Exercise
Copy out the entries exactly, from the first line to the last.

(Code that draws figures)
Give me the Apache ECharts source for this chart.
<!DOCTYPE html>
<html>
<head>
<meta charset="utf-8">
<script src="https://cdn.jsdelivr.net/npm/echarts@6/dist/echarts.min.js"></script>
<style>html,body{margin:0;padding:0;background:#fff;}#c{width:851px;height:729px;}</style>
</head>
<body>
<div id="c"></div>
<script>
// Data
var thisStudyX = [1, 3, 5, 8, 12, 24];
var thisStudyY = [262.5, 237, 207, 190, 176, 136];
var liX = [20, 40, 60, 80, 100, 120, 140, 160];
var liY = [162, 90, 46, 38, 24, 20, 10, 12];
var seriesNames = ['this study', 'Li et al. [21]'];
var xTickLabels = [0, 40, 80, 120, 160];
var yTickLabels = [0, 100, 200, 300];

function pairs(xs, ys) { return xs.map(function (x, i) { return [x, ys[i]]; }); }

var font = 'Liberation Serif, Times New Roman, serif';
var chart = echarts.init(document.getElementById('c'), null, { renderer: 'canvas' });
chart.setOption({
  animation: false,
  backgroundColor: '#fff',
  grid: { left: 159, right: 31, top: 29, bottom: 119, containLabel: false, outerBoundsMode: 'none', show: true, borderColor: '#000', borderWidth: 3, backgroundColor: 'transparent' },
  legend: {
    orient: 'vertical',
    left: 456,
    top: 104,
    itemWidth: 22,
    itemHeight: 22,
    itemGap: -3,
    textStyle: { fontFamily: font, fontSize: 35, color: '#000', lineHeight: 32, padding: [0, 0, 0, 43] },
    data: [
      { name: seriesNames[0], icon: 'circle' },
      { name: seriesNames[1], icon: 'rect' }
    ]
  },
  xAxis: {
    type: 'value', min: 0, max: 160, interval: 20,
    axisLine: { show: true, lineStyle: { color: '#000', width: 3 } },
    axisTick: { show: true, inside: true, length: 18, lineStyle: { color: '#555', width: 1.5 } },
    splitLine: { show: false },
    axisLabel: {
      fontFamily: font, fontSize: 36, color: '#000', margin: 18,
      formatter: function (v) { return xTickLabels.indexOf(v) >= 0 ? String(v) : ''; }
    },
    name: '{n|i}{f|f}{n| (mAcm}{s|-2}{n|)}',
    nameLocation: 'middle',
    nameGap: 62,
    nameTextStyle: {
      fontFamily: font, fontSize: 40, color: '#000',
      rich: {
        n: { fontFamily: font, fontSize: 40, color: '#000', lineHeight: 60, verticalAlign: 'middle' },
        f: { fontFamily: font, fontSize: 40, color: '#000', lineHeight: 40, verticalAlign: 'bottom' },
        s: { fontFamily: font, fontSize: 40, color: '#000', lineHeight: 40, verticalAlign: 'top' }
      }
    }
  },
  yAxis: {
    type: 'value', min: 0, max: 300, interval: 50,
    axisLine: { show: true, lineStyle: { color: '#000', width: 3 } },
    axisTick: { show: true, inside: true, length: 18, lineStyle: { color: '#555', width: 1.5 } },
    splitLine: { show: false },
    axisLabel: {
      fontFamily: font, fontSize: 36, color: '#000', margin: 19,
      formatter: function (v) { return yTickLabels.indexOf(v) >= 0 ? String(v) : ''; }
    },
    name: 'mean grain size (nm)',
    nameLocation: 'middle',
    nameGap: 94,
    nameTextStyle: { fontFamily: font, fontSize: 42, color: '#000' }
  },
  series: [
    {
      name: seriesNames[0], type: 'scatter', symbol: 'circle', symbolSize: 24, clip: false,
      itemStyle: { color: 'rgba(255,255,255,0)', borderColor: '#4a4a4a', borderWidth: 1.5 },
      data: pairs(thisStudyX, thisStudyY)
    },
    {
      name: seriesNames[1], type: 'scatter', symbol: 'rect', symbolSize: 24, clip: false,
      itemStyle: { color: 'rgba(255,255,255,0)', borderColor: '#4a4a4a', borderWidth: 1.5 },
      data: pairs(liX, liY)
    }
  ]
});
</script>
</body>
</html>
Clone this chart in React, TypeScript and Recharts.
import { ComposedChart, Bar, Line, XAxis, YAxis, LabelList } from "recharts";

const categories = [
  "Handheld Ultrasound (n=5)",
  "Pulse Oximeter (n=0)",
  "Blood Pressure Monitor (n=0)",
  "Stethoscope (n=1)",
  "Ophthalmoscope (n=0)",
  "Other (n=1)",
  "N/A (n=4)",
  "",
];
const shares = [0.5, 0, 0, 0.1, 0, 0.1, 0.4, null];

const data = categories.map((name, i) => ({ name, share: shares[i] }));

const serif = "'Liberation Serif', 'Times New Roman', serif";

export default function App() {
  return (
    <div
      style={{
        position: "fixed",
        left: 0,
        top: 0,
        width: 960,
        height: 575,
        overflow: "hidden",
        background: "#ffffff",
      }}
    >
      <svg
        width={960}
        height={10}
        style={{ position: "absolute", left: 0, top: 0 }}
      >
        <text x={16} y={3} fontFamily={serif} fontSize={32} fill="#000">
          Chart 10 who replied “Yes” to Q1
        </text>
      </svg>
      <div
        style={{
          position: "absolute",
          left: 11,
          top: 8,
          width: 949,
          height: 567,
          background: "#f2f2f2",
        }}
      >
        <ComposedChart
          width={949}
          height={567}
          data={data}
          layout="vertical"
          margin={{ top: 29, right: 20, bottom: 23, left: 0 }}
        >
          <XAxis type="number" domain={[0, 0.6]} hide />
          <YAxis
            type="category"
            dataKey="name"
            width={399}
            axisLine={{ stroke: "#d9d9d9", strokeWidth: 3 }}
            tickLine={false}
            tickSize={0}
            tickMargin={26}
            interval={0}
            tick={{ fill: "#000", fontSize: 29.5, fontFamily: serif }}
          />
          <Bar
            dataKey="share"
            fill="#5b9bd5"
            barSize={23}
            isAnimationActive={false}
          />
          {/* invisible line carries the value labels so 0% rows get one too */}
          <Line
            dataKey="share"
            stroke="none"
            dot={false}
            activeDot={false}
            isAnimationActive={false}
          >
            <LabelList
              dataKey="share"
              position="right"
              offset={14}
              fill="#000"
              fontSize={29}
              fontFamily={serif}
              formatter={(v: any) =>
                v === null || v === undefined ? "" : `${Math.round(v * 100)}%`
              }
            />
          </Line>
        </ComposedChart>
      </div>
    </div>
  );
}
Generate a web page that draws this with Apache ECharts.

Full response
Give me the Apache ECharts source for this chart.
<!DOCTYPE html>
<html>
<head>
<meta charset="utf-8">
<script src="https://cdn.jsdelivr.net/npm/echarts@6/dist/echarts.min.js"></script>
<style>html,body{margin:0;padding:0;background:#fff;}#c{width:851px;height:729px;}</style>
</head>
<body>
<div id="c"></div>
<script>
// Data
var thisStudyX = [1, 3, 5, 8, 12, 24];
var thisStudyY = [262.5, 237, 207, 190, 176, 136];
var liX = [20, 40, 60, 80, 100, 120, 140, 160];
var liY = [162, 90, 46, 38, 24, 20, 10, 12];
var seriesNames = ['this study', 'Li et al. [21]'];
var xTickLabels = [0, 40, 80, 120, 160];
var yTickLabels = [0, 100, 200, 300];

function pairs(xs, ys) { return xs.map(function (x, i) { return [x, ys[i]]; }); }

var font = 'Liberation Serif, Times New Roman, serif';
var chart = echarts.init(document.getElementById('c'), null, { renderer: 'canvas' });
chart.setOption({
  animation: false,
  backgroundColor: '#fff',
  grid: { left: 159, right: 31, top: 29, bottom: 119, containLabel: false, outerBoundsMode: 'none', show: true, borderColor: '#000', borderWidth: 3, backgroundColor: 'transparent' },
  legend: {
    orient: 'vertical',
    left: 456,
    top: 104,
    itemWidth: 22,
    itemHeight: 22,
    itemGap: -3,
    textStyle: { fontFamily: font, fontSize: 35, color: '#000', lineHeight: 32, padding: [0, 0, 0, 43] },
    data: [
      { name: seriesNames[0], icon: 'circle' },
      { name: seriesNames[1], icon: 'rect' }
    ]
  },
  xAxis: {
    type: 'value', min: 0, max: 160, interval: 20,
    axisLine: { show: true, lineStyle: { color: '#000', width: 3 } },
    axisTick: { show: true, inside: true, length: 18, lineStyle: { color: '#555', width: 1.5 } },
    splitLine: { show: false },
    axisLabel: {
      fontFamily: font, fontSize: 36, color: '#000', margin: 18,
      formatter: function (v) { return xTickLabels.indexOf(v) >= 0 ? String(v) : ''; }
    },
    name: '{n|i}{f|f}{n| (mAcm}{s|-2}{n|)}',
    nameLocation: 'middle',
    nameGap: 62,
    nameTextStyle: {
      fontFamily: font, fontSize: 40, color: '#000',
      rich: {
        n: { fontFamily: font, fontSize: 40, color: '#000', lineHeight: 60, verticalAlign: 'middle' },
        f: { fontFamily: font, fontSize: 40, color: '#000', lineHeight: 40, verticalAlign: 'bottom' },
        s: { fontFamily: font, fontSize: 40, color: '#000', lineHeight: 40, verticalAlign: 'top' }
      }
    }
  },
  yAxis: {
    type: 'value', min: 0, max: 300, interval: 50,
    axisLine: { show: true, lineStyle: { color: '#000', width: 3 } },
    axisTick: { show: true, inside: true, length: 18, lineStyle: { color: '#555', width: 1.5 } },
    splitLine: { show: false },
    axisLabel: {
      fontFamily: font, fontSize: 36, color: '#000', margin: 19,
      formatter: function (v) { return yTickLabels.indexOf(v) >= 0 ? String(v) : ''; }
    },
    name: 'mean grain size (nm)',
    nameLocation: 'middle',
    nameGap: 94,
    nameTextStyle: { fontFamily: font, fontSize: 42, color: '#000' }
  },
  series: [
    {
      name: seriesNames[0], type: 'scatter', symbol: 'circle', symbolSize: 24, clip: false,
      itemStyle: { color: 'rgba(255,255,255,0)', borderColor: '#4a4a4a', borderWidth: 1.5 },
      data: pairs(thisStudyX, thisStudyY)
    },
    {
      name: seriesNames[1], type: 'scatter', symbol: 'rect', symbolSize: 24, clip: false,
      itemStyle: { color: 'rgba(255,255,255,0)', borderColor: '#4a4a4a', borderWidth: 1.5 },
      data: pairs(liX, liY)
    }
  ]
});
</script>
</body>
</html>
Clone this chart in React, TypeScript and Recharts.
import { ComposedChart, Bar, Line, XAxis, YAxis, LabelList } from "recharts";

const categories = [
  "Handheld Ultrasound (n=5)",
  "Pulse Oximeter (n=0)",
  "Blood Pressure Monitor (n=0)",
  "Stethoscope (n=1)",
  "Ophthalmoscope (n=0)",
  "Other (n=1)",
  "N/A (n=4)",
  "",
];
const shares = [0.5, 0, 0, 0.1, 0, 0.1, 0.4, null];

const data = categories.map((name, i) => ({ name, share: shares[i] }));

const serif = "'Liberation Serif', 'Times New Roman', serif";

export default function App() {
  return (
    <div
      style={{
        position: "fixed",
        left: 0,
        top: 0,
        width: 960,
        height: 575,
        overflow: "hidden",
        background: "#ffffff",
      }}
    >
      <svg
        width={960}
        height={10}
        style={{ position: "absolute", left: 0, top: 0 }}
      >
        <text x={16} y={3} fontFamily={serif} fontSize={32} fill="#000">
          Chart 10 who replied “Yes” to Q1
        </text>
      </svg>
      <div
        style={{
          position: "absolute",
          left: 11,
          top: 8,
          width: 949,
          height: 567,
          background: "#f2f2f2",
        }}
      >
        <ComposedChart
          width={949}
          height={567}
          data={data}
          layout="vertical"
          margin={{ top: 29, right: 20, bottom: 23, left: 0 }}
        >
          <XAxis type="number" domain={[0, 0.6]} hide />
          <YAxis
            type="category"
            dataKey="name"
            width={399}
            axisLine={{ stroke: "#d9d9d9", strokeWidth: 3 }}
            tickLine={false}
            tickSize={0}
            tickMargin={26}
            interval={0}
            tick={{ fill: "#000", fontSize: 29.5, fontFamily: serif }}
          />
          <Bar
            dataKey="share"
            fill="#5b9bd5"
            barSize={23}
            isAnimationActive={false}
          />
          {/* invisible line carries the value labels so 0% rows get one too */}
          <Line
            dataKey="share"
            stroke="none"
            dot={false}
            activeDot={false}
            isAnimationActive={false}
          >
            <LabelList
              dataKey="share"
              position="right"
              offset={14}
              fill="#000"
              fontSize={29}
              fontFamily={serif}
              formatter={(v: any) =>
                v === null || v === undefined ? "" : `${Math.round(v * 100)}%`
              }
            />
          </Line>
        </ComposedChart>
      </div>
    </div>
  );
}
Generate a web page that draws this with Apache ECharts.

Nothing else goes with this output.